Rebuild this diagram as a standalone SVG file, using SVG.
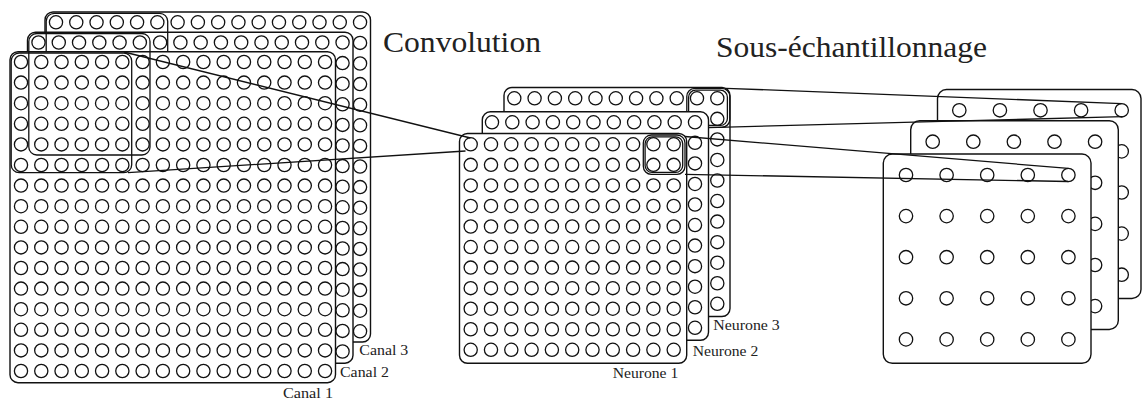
<svg xmlns="http://www.w3.org/2000/svg" xmlns:xlink="http://www.w3.org/1999/xlink" width="1142" height="401" viewBox="0 0 1142 401">
<style>
.c{fill:none;stroke:#111;stroke-width:1.3}
.layer{fill:#fff;stroke:#111;stroke-width:1.4}
.win{fill:none;stroke:#111;stroke-width:1.3}
.ln{fill:none;stroke:#111;stroke-width:1.3}
.t{font-family:"Liberation Serif","DejaVu Serif",serif;fill:#222}
.big{font-size:29.5px}
.sm{font-size:14.5px}
</style>
<defs>
<g id="row16">
<circle class="c" cx="0" cy="0" r="6.6"/><circle class="c" cx="20.27" cy="0" r="6.6"/><circle class="c" cx="40.54" cy="0" r="6.6"/><circle class="c" cx="60.81" cy="0" r="6.6"/><circle class="c" cx="81.08" cy="0" r="6.6"/><circle class="c" cx="101.35" cy="0" r="6.6"/><circle class="c" cx="121.62" cy="0" r="6.6"/><circle class="c" cx="141.89" cy="0" r="6.6"/><circle class="c" cx="162.16" cy="0" r="6.6"/><circle class="c" cx="182.43" cy="0" r="6.6"/><circle class="c" cx="202.7" cy="0" r="6.6"/><circle class="c" cx="222.97" cy="0" r="6.6"/><circle class="c" cx="243.24" cy="0" r="6.6"/><circle class="c" cx="263.51" cy="0" r="6.6"/><circle class="c" cx="283.78" cy="0" r="6.6"/><circle class="c" cx="304.05" cy="0" r="6.6"/>
</g>
<g id="grid16">
<use xlink:href="#row16" y="0"/><use xlink:href="#row16" y="20.6"/><use xlink:href="#row16" y="41.2"/><use xlink:href="#row16" y="61.8"/><use xlink:href="#row16" y="82.4"/><use xlink:href="#row16" y="103"/><use xlink:href="#row16" y="123.6"/><use xlink:href="#row16" y="144.2"/><use xlink:href="#row16" y="164.8"/><use xlink:href="#row16" y="185.4"/><use xlink:href="#row16" y="206"/><use xlink:href="#row16" y="226.6"/><use xlink:href="#row16" y="247.2"/><use xlink:href="#row16" y="267.8"/><use xlink:href="#row16" y="288.4"/><use xlink:href="#row16" y="309"/>
</g>
<g id="row11">
<circle class="c" cx="0" cy="0" r="6.6"/><circle class="c" cx="20.3" cy="0" r="6.6"/><circle class="c" cx="40.6" cy="0" r="6.6"/><circle class="c" cx="60.9" cy="0" r="6.6"/><circle class="c" cx="81.2" cy="0" r="6.6"/><circle class="c" cx="101.5" cy="0" r="6.6"/><circle class="c" cx="121.8" cy="0" r="6.6"/><circle class="c" cx="142.1" cy="0" r="6.6"/><circle class="c" cx="162.4" cy="0" r="6.6"/><circle class="c" cx="182.7" cy="0" r="6.6"/><circle class="c" cx="203" cy="0" r="6.6"/>
</g>
<g id="grid11">
<use xlink:href="#row11" y="0"/><use xlink:href="#row11" y="20.55"/><use xlink:href="#row11" y="41.1"/><use xlink:href="#row11" y="61.65"/><use xlink:href="#row11" y="82.2"/><use xlink:href="#row11" y="102.75"/><use xlink:href="#row11" y="123.3"/><use xlink:href="#row11" y="143.85"/><use xlink:href="#row11" y="164.4"/><use xlink:href="#row11" y="184.95"/><use xlink:href="#row11" y="205.5"/>
</g>
<g id="row5">
<circle class="c" cx="0" cy="0" r="6.7"/><circle class="c" cx="40.6" cy="0" r="6.7"/><circle class="c" cx="81.2" cy="0" r="6.7"/><circle class="c" cx="121.8" cy="0" r="6.7"/><circle class="c" cx="162.4" cy="0" r="6.7"/>
</g>
<g id="grid5">
<use xlink:href="#row5" y="0"/><use xlink:href="#row5" y="41.1"/><use xlink:href="#row5" y="82.2"/><use xlink:href="#row5" y="123.3"/><use xlink:href="#row5" y="164.4"/>
</g>
</defs>

<rect width="1142" height="401" fill="#fff"/>

<text class="t big" x="383" y="52" textLength="158" lengthAdjust="spacingAndGlyphs">Convolution</text>
<text class="t big" x="716" y="56.5" textLength="271" lengthAdjust="spacingAndGlyphs">Sous-échantillonnage</text>

<g id="canal3">
<rect class="layer" x="45" y="12" width="325.5" height="330" rx="8"/>
<use xlink:href="#grid16" x="56" y="22.3"/>
</g>
<g id="canal2">
<rect class="layer" x="27.5" y="32.2" width="325.5" height="331" rx="8"/>
<use xlink:href="#grid16" x="38.5" y="42.5"/>
</g>
<g id="window3">
<rect class="win" x="46.2" y="13.3" width="121.5" height="120.5" rx="8"/>
</g>
<g id="canal1">
<rect class="layer" x="10" y="51.7" width="325.5" height="331" rx="8"/>
<use xlink:href="#grid16" x="21" y="62"/>
</g>
<g id="window2">
<rect class="win" x="28.8" y="33.5" width="121.2" height="121.5" rx="8"/>
</g>
<g id="window1">
<rect class="win" x="11.2" y="53" width="120.5" height="119.7" rx="8"/>
</g>

<text class="t sm" x="359.3" y="355" textLength="49" lengthAdjust="spacingAndGlyphs">Canal 3</text>
<text class="t sm" x="340" y="376.5" textLength="49" lengthAdjust="spacingAndGlyphs">Canal 2</text>
<text class="t sm" x="283" y="398" textLength="50" lengthAdjust="spacingAndGlyphs">Canal 1</text>

<g id="neurone3">
<rect class="layer" x="504" y="87.5" width="226" height="229" rx="8"/>
<use xlink:href="#grid11" x="514.3" y="98.3"/>
<rect class="win" x="686.8" y="88.4" width="43" height="39" rx="8"/>
<rect class="win" x="688.6" y="90.2" width="38.8" height="35.2" rx="7"/>
</g>
<g id="neurone2">
<rect class="layer" x="482.3" y="111.8" width="226.2" height="228.5" rx="8"/>
<use xlink:href="#grid11" x="492" y="122.3"/>
</g>
<g id="neurone1">
<rect class="layer" x="459.5" y="133.5" width="227.2" height="229.8" rx="8"/>
<use xlink:href="#grid11" x="470.7" y="144.3"/>
<rect class="win" x="643.3" y="135" width="41.7" height="39.3" rx="8"/>
<rect class="win" x="645.1" y="136.8" width="37.6" height="35.6" rx="7"/>
</g>

<text class="t sm" x="713.3" y="330" textLength="66.5" lengthAdjust="spacingAndGlyphs">Neurone 3</text>
<text class="t sm" x="692.7" y="356" textLength="65.6" lengthAdjust="spacingAndGlyphs">Neurone 2</text>
<text class="t sm" x="612.7" y="377.5" textLength="65.6" lengthAdjust="spacingAndGlyphs">Neurone 1</text>

<g id="pool3">
<rect class="layer" x="937.5" y="89.5" width="203.5" height="209" rx="9"/>
<use xlink:href="#grid5" x="959.3" y="110.3"/>
</g>
<g id="pool2">
<rect class="layer" x="910.7" y="120.7" width="207.6" height="208.8" rx="9"/>
<use xlink:href="#grid5" x="932.7" y="141.7"/>
</g>
<g id="pool1">
<rect class="layer" x="883.3" y="154" width="207.7" height="209.3" rx="9"/>
<use xlink:href="#grid5" x="906" y="175"/>
</g>

<g id="connectors">
<line class="ln" x1="124" y1="52" x2="470.5" y2="138"/>
<line class="ln" x1="128" y1="172.7" x2="465.5" y2="151"/>
<line class="ln" x1="726" y1="88.3" x2="1121.7" y2="103.6"/>
<line class="ln" x1="708.5" y1="127.6" x2="1122.5" y2="116.7"/>
<line class="ln" x1="685" y1="136.5" x2="1068.3" y2="168.4"/>
<line class="ln" x1="685" y1="174.3" x2="1068.3" y2="181.5"/>
</g>
</svg>
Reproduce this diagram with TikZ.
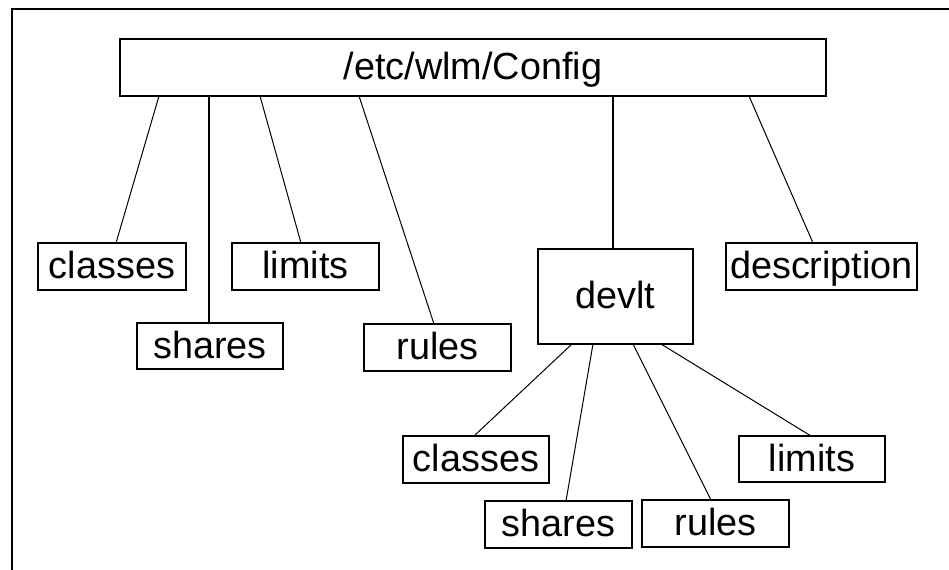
\documentclass[tikz,border=0pt]{standalone}
\usepackage{fontspec}
\setmainfont{Liberation Sans}
\begin{document}
\begin{tikzpicture}[x=1bp,y=-1bp,
  dirbox/.style={draw=black, line width=2bp, inner sep=0pt, outer sep=0pt,
    font=\fontsize{37.8bp}{40bp}\selectfont, align=center,
    text height=28bp, text depth=4bp},
  link/.style={draw=black, line width=1bp}]
\useasboundingbox (0,0) rectangle (949,570);
\fill[white] (0,0) rectangle (949,570);
\draw[line width=2.4bp] (12,570) -- (12,9) -- (949,9);

\node[dirbox, minimum width=706bp, minimum height=57bp] (config) at (473,67.5) {/etc/wlm/Config};
\node[dirbox, minimum width=148bp, minimum height=47bp] (classes) at (112,266.5) {classes};
\node[dirbox, minimum width=146bp, minimum height=46bp] (shares) at (210,346) {shares};
\node[dirbox, minimum width=147bp, minimum height=47bp] (limits) at (305.5,266.5) {limits};
\node[dirbox, minimum width=147bp, minimum height=47bp] (rules) at (437.5,347.5) {rules};
\node[dirbox, minimum width=155bp, minimum height=95bp] (devlt) at (615.5,296.5) {devlt};
\node[dirbox, minimum width=191bp, minimum height=47bp] (desc) at (821.5,266.5) {description};
\node[dirbox, minimum width=146bp, minimum height=47bp] (classesb) at (476,459.5) {classes};
\node[dirbox, minimum width=147bp, minimum height=47bp] (sharesb) at (558.5,524.5) {shares};
\node[dirbox, minimum width=147bp, minimum height=47bp] (rulesb) at (715.5,523.5) {rules};
\node[dirbox, minimum width=146bp, minimum height=46bp] (limitsb) at (812,459) {limits};

\draw[link] ([xshift=39bp]config.south west) -- ([xshift=78bp]classes.north west);
\draw[link, line width=1.6bp] ([xshift=89bp]config.south west) -- ([xshift=72bp]shares.north west);
\draw[link] ([xshift=140bp]config.south west) -- ([xshift=69bp]limits.north west);
\draw[link] ([xshift=239bp]config.south west) -- ([xshift=70bp]rules.north west);
\draw[link, line width=1.6bp] ([xshift=493bp]config.south west) -- ([xshift=75bp]devlt.north west);
\draw[link] ([xshift=629bp]config.south west) -- ([xshift=87bp]desc.north west);

\draw[link] ([xshift=34bp]devlt.south west) -- ([xshift=71bp]classesb.north west);
\draw[link] ([xshift=55bp]devlt.south west) -- ([xshift=81bp]sharesb.north west);
\draw[link] ([xshift=95bp]devlt.south west) -- ([xshift=69bp]rulesb.north west);
\draw[link] ([xshift=123bp]devlt.south west) -- ([xshift=72bp]limitsb.north west);
\end{tikzpicture}
\end{document}
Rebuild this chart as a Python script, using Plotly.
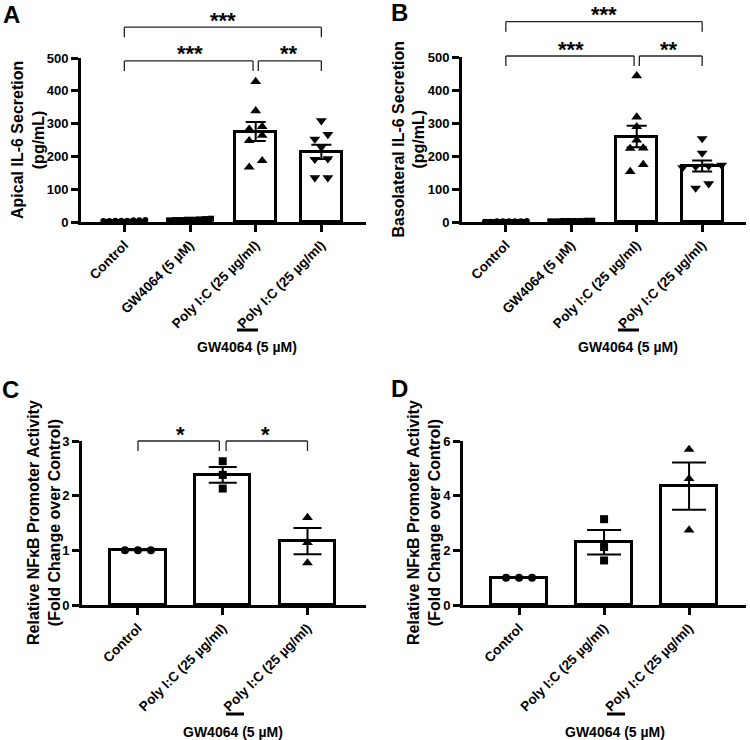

────────────────

▶ [Exercise objective]
Show every line of the records above that contains the word "this".

▶ [Complete response]
Rebuild this diagram as a standalone SVG file, using SVG.
Reproduce this diagram with TikZ.
Rebuild this chart as a Python script, using Plotly.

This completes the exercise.